Section 72(s) and PARs

Recent post approval review (PAR) letters from both the legal and actuarial side have raised a number of issues related to 72(s).  This is surprising since tax counsel certifications were originally proposed as a way to avoid NYSID attorneys wading into these waters.  

Those companies that have received PARs know they often raise issues that were thought resolved long ago.  One such example is  the effect of spousal continuation of the annuity contract. 

The NYSID has recently objected in a PAR to the characterization of  post-continuation requests for withdrawals as surrenders.  Rather the actuary stated that they are more appropriately treated as death benefit claims even after the election period has expired.  The actuary's analysis seems to be that since the spousal beneficiary could have elected payment of the death benefit at one time, s/he should have access to the "death benefit" for all time, even as s/he "continues" the contract including possible additional premium payments, accumulation at interest and other contractual rights. 

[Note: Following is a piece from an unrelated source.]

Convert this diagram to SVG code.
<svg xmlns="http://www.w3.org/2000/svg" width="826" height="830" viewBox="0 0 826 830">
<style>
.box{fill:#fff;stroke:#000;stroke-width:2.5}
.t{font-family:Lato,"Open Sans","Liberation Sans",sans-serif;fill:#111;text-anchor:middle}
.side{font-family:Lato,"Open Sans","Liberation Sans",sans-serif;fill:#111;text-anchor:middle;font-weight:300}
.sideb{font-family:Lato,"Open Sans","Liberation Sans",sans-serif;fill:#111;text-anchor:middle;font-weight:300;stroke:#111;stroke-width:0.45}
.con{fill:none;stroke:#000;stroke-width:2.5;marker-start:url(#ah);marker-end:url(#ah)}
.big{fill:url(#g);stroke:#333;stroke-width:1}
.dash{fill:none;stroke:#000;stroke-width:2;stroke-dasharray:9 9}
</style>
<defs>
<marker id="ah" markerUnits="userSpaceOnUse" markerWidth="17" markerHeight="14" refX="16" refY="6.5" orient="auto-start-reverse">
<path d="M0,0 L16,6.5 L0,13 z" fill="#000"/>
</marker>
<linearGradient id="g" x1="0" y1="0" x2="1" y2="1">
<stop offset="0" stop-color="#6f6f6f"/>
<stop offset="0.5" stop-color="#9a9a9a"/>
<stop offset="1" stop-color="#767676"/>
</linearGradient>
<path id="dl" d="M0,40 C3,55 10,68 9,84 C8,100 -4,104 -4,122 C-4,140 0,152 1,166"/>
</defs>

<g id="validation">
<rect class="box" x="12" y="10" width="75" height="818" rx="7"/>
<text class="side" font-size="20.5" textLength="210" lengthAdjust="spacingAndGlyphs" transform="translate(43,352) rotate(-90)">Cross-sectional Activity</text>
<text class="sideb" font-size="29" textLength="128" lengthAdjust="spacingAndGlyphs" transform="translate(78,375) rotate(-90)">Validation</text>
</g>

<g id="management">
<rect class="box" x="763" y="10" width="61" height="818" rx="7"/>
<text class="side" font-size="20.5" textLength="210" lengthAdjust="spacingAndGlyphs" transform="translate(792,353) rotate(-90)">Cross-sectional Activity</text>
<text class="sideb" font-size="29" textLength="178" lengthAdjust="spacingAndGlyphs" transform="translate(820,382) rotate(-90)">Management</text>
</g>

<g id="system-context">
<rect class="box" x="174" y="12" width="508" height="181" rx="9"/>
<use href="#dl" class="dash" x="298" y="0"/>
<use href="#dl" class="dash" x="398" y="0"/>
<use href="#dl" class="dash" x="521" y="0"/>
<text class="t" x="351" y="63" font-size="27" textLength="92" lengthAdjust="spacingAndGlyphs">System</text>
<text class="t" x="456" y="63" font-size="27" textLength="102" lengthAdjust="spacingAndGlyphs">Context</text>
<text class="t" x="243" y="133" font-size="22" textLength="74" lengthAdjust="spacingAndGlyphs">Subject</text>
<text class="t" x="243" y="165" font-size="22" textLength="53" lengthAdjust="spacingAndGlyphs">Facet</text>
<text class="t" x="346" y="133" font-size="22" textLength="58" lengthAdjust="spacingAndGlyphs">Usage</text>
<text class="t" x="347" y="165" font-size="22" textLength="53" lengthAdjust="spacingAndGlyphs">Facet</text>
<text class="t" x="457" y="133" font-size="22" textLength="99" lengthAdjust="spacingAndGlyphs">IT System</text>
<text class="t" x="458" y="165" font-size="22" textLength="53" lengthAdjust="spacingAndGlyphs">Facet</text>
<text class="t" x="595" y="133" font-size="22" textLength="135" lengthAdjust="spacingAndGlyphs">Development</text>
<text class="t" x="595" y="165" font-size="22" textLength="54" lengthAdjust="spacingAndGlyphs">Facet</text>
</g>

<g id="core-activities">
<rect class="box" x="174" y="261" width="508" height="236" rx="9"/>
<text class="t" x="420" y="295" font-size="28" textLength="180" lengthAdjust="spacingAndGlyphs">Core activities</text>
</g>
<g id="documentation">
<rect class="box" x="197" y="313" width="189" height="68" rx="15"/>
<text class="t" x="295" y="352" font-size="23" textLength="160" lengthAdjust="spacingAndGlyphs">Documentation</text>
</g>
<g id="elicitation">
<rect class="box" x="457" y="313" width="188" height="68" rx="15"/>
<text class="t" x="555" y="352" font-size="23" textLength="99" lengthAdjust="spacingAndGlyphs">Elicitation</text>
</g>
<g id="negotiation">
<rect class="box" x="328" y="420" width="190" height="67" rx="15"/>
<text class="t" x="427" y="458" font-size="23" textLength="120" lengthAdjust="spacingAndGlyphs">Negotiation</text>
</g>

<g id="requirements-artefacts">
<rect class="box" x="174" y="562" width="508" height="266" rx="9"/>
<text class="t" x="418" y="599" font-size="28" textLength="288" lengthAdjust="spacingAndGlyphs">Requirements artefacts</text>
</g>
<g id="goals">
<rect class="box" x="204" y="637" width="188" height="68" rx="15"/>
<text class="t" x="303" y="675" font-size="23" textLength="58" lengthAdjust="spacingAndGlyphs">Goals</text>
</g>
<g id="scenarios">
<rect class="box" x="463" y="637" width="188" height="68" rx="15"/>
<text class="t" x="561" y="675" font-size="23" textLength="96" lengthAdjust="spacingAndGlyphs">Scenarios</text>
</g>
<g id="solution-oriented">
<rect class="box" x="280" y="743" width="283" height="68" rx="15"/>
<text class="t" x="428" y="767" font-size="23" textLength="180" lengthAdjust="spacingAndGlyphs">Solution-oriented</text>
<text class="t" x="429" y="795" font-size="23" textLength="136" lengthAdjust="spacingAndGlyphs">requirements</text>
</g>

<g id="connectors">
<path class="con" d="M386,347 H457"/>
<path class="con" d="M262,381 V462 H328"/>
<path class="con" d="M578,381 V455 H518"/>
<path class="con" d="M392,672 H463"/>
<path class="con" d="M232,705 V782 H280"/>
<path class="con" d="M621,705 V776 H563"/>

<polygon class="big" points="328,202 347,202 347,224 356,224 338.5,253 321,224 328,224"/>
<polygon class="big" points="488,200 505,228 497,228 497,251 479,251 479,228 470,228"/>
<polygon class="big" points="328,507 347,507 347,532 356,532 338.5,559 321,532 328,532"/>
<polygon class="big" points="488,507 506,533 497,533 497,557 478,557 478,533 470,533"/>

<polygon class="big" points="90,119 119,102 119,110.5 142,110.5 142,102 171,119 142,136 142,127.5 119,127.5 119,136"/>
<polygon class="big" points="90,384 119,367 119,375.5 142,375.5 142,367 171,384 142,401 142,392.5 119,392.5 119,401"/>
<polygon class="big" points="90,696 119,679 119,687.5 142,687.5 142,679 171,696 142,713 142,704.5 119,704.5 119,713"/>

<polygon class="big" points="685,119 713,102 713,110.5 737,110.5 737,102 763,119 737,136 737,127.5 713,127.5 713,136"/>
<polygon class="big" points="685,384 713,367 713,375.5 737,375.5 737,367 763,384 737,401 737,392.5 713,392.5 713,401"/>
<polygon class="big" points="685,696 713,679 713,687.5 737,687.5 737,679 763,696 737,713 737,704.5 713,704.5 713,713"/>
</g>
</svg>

Not only does this new position run contrary to provisions in annuity contracts with spousal continuation approved over the last decade, it raises a whole set of additional issues, legal, actuarial and administrative for companies.  Annuity contracts that are "continued" would probably have to be tracked differently because at least some (only up to the death benefit once available? what about interest or separate account performance on that death benefit? what about new contributions? what would be the implication of a partial withdrawal?) withdrawals would have to be surrender charge free.   Over a long period and many of these contracts, how could this be done?  Is this really what the IRS means by continuation?